OBJECTIVE: Exactly the lines from the one containing "Give me the" through the one containing "YAxis, ReferenceLine, Customized" must be returned; include both ends and nothing else.

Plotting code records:
#####

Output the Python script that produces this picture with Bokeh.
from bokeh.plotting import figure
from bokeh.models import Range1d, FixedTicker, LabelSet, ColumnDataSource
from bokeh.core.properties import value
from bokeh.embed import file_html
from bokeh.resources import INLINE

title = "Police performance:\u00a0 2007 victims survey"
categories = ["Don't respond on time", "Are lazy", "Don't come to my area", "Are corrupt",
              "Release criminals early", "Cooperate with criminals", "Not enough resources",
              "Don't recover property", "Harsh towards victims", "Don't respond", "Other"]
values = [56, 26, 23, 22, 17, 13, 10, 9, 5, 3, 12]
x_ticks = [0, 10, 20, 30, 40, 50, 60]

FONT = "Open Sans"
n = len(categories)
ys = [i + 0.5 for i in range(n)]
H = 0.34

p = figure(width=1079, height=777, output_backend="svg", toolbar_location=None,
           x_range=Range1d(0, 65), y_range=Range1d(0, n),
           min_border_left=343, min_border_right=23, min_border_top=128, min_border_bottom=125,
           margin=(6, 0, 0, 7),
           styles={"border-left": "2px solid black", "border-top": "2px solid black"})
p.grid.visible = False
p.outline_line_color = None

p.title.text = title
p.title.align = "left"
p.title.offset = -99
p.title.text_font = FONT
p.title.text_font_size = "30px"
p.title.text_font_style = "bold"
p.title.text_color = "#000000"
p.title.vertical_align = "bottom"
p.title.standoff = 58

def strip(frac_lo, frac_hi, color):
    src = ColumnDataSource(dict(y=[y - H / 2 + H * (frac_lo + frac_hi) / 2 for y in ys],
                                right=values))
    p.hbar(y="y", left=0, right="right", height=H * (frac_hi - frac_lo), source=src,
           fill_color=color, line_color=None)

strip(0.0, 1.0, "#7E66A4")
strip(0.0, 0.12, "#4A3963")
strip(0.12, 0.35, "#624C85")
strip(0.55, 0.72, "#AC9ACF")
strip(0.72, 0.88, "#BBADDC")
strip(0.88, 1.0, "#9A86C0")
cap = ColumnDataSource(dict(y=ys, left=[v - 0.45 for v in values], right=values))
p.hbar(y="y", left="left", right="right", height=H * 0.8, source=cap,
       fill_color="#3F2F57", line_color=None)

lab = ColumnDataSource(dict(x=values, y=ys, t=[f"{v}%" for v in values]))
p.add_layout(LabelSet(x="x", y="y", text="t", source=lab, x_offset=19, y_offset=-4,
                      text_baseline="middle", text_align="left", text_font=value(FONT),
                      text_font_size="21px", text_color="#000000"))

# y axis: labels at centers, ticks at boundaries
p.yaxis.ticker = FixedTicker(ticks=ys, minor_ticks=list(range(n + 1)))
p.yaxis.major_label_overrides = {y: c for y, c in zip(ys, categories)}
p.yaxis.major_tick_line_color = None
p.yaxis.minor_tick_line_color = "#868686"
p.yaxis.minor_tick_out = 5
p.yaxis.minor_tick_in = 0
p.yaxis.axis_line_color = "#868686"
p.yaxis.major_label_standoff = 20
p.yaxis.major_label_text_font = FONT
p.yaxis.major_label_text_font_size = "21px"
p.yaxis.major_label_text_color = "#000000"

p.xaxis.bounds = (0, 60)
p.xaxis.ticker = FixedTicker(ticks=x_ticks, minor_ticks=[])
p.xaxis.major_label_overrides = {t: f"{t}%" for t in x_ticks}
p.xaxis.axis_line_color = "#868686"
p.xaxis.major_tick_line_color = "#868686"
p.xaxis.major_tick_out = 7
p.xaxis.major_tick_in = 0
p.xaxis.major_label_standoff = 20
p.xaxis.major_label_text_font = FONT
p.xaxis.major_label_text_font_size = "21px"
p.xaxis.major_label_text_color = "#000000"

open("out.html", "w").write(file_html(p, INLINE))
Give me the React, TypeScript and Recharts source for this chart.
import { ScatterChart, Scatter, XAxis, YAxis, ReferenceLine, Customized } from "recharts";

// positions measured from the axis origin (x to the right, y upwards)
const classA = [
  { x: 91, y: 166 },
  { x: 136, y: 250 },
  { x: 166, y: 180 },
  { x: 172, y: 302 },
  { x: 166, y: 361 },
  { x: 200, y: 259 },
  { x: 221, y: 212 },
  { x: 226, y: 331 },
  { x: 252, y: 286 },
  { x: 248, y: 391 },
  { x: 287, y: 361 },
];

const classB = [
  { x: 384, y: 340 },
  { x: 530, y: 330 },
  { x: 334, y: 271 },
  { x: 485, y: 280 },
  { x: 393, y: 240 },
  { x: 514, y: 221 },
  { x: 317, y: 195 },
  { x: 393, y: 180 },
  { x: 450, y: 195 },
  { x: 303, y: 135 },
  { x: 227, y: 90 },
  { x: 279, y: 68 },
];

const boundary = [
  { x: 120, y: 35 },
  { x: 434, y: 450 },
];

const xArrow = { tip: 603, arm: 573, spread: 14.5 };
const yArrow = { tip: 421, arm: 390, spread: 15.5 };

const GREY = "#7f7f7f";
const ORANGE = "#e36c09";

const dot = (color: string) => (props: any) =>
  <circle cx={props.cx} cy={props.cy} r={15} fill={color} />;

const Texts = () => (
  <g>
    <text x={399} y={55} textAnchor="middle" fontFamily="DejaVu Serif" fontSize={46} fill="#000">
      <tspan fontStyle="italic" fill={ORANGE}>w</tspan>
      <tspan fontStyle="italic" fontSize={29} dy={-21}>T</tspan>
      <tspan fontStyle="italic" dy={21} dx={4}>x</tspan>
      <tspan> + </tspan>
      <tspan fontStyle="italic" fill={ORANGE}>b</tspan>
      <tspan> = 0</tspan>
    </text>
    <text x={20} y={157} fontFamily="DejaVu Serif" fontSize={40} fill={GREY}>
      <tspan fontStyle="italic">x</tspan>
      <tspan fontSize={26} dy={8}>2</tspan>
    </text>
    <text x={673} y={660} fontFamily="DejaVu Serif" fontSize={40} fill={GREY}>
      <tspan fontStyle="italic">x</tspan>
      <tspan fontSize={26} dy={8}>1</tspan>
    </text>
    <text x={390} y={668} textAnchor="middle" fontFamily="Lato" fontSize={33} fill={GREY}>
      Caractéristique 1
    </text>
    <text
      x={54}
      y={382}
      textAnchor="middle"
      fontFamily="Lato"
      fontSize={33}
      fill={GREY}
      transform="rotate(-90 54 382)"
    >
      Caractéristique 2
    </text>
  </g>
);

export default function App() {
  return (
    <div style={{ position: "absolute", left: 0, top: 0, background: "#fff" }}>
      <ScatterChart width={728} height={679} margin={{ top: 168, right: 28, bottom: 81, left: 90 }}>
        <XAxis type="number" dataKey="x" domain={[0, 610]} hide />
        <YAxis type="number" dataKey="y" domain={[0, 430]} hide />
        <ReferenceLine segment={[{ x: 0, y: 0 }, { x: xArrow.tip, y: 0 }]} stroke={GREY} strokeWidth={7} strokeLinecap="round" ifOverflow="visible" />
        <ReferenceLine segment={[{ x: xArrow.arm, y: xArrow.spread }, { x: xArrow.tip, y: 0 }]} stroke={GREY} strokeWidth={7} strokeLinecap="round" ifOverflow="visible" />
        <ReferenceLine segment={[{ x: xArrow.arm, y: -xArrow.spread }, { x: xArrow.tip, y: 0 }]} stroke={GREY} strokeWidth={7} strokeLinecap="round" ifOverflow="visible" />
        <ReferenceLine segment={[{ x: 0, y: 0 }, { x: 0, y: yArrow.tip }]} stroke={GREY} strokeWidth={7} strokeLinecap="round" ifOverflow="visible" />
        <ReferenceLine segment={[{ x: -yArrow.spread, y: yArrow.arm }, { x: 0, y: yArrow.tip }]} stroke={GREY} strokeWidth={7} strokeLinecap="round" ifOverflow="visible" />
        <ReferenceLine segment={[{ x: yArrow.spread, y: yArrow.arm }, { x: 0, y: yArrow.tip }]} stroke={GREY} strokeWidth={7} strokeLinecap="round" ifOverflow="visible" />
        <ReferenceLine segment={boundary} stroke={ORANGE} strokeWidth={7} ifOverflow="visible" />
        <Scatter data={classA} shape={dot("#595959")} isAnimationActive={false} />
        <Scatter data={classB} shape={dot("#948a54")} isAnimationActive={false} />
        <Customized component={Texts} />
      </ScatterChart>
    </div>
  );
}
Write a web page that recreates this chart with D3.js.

#####

SOLUTION TO THE PROBLEM:
Give me the React, TypeScript and Recharts source for this chart.
import { ScatterChart, Scatter, XAxis, YAxis, ReferenceLine, Customized } from "recharts";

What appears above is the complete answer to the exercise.